# What to do:
Exclude any images and output the remaining records exactly.

□ □ □ □

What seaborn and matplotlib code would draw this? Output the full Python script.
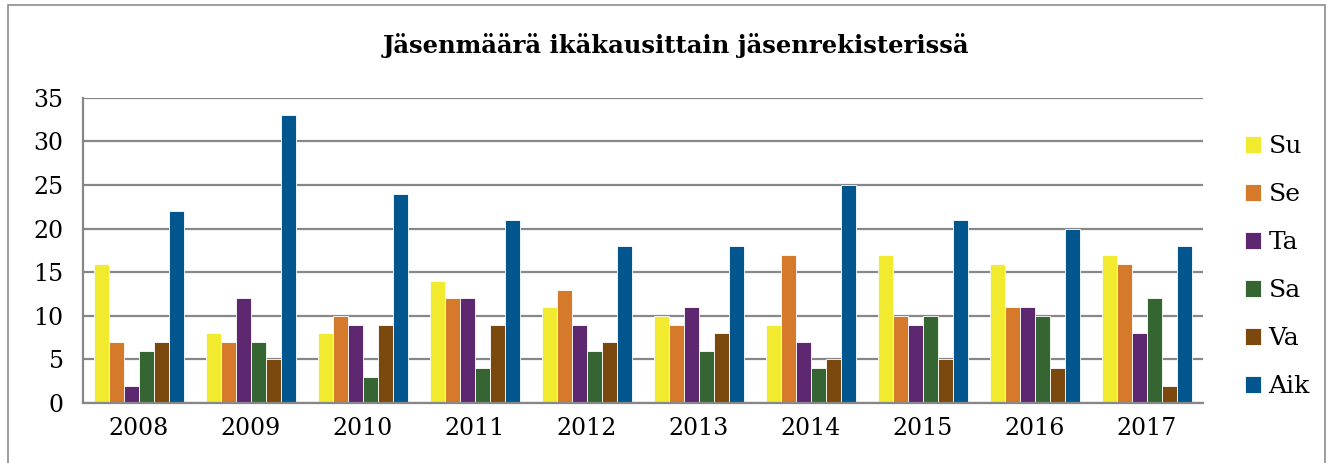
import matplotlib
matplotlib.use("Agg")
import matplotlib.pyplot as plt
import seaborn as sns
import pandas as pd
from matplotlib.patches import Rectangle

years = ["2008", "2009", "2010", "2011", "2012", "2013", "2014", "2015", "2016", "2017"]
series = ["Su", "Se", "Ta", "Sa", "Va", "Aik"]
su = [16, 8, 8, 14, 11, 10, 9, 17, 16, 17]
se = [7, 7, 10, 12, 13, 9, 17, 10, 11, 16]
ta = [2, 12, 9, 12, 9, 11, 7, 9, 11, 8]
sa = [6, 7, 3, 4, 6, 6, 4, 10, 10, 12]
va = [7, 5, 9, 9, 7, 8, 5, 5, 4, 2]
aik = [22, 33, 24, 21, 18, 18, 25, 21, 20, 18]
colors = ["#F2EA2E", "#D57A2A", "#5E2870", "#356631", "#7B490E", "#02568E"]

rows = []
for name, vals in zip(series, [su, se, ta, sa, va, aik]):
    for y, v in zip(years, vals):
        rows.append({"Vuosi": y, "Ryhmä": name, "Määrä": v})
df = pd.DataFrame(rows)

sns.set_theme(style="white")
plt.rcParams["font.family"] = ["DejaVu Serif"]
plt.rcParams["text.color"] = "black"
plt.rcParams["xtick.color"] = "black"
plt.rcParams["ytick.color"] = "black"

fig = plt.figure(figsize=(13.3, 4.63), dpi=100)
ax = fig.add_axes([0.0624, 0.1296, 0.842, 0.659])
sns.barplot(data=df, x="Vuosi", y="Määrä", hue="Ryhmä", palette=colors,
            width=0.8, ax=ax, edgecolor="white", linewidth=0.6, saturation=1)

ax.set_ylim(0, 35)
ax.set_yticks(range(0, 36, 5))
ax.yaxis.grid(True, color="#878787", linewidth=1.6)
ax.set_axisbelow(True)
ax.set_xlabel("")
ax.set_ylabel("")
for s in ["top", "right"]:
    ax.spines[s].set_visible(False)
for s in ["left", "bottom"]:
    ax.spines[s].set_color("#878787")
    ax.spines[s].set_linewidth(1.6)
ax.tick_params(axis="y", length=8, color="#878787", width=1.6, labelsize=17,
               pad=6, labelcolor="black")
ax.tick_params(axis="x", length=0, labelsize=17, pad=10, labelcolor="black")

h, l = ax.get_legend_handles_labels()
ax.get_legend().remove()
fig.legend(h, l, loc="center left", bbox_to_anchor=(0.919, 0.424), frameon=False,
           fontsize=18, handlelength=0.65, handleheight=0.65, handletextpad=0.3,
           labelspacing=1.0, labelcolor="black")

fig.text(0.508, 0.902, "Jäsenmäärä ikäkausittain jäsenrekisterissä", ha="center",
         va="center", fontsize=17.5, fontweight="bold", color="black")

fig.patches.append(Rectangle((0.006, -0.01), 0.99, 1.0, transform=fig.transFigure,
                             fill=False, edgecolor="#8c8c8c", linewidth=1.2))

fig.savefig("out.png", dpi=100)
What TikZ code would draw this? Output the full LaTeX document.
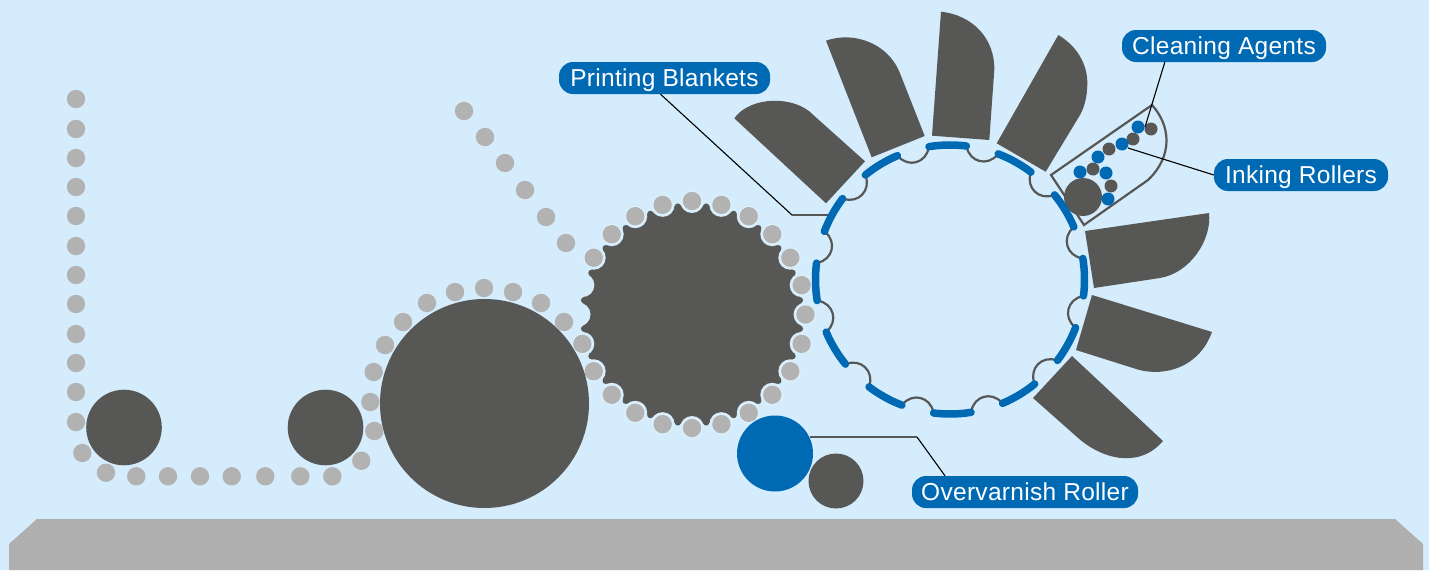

□ □ □ □

# Right answer:
What seaborn and matplotlib code would draw this? Output the full Python script.
import matplotlib
matplotlib.use("Agg")
import matplotlib.pyplot as plt
import seaborn as sns
import pandas as pd
from matplotlib.patches import Rectangle

years = ["2008", "2009", "2010", "2011", "2012", "2013", "2014", "2015", "2016", "2017"]
series = ["Su", "Se", "Ta", "Sa", "Va", "Aik"]
su = [16, 8, 8, 14, 11, 10, 9, 17, 16, 17]
se = [7, 7, 10, 12, 13, 9, 17, 10, 11, 16]
ta = [2, 12, 9, 12, 9, 11, 7, 9, 11, 8]
sa = [6, 7, 3, 4, 6, 6, 4, 10, 10, 12]
va = [7, 5, 9, 9, 7, 8, 5, 5, 4, 2]
aik = [22, 33, 24, 21, 18, 18, 25, 21, 20, 18]
colors = ["#F2EA2E", "#D57A2A", "#5E2870", "#356631", "#7B490E", "#02568E"]

rows = []
for name, vals in zip(series, [su, se, ta, sa, va, aik]):
    for y, v in zip(years, vals):
        rows.append({"Vuosi": y, "Ryhmä": name, "Määrä": v})
df = pd.DataFrame(rows)

sns.set_theme(style="white")
plt.rcParams["font.family"] = ["DejaVu Serif"]
plt.rcParams["text.color"] = "black"
plt.rcParams["xtick.color"] = "black"
plt.rcParams["ytick.color"] = "black"

fig = plt.figure(figsize=(13.3, 4.63), dpi=100)
ax = fig.add_axes([0.0624, 0.1296, 0.842, 0.659])
sns.barplot(data=df, x="Vuosi", y="Määrä", hue="Ryhmä", palette=colors,
            width=0.8, ax=ax, edgecolor="white", linewidth=0.6, saturation=1)

ax.set_ylim(0, 35)
ax.set_yticks(range(0, 36, 5))
ax.yaxis.grid(True, color="#878787", linewidth=1.6)
ax.set_axisbelow(True)
ax.set_xlabel("")
ax.set_ylabel("")
for s in ["top", "right"]:
    ax.spines[s].set_visible(False)
for s in ["left", "bottom"]:
    ax.spines[s].set_color("#878787")
    ax.spines[s].set_linewidth(1.6)
ax.tick_params(axis="y", length=8, color="#878787", width=1.6, labelsize=17,
               pad=6, labelcolor="black")
ax.tick_params(axis="x", length=0, labelsize=17, pad=10, labelcolor="black")

h, l = ax.get_legend_handles_labels()
ax.get_legend().remove()
fig.legend(h, l, loc="center left", bbox_to_anchor=(0.919, 0.424), frameon=False,
           fontsize=18, handlelength=0.65, handleheight=0.65, handletextpad=0.3,
           labelspacing=1.0, labelcolor="black")

fig.text(0.508, 0.902, "Jäsenmäärä ikäkausittain jäsenrekisterissä", ha="center",
         va="center", fontsize=17.5, fontweight="bold", color="black")

fig.patches.append(Rectangle((0.006, -0.01), 0.99, 1.0, transform=fig.transFigure,
                             fill=False, edgecolor="#8c8c8c", linewidth=1.2))

fig.savefig("out.png", dpi=100)
What TikZ code would draw this? Output the full LaTeX document.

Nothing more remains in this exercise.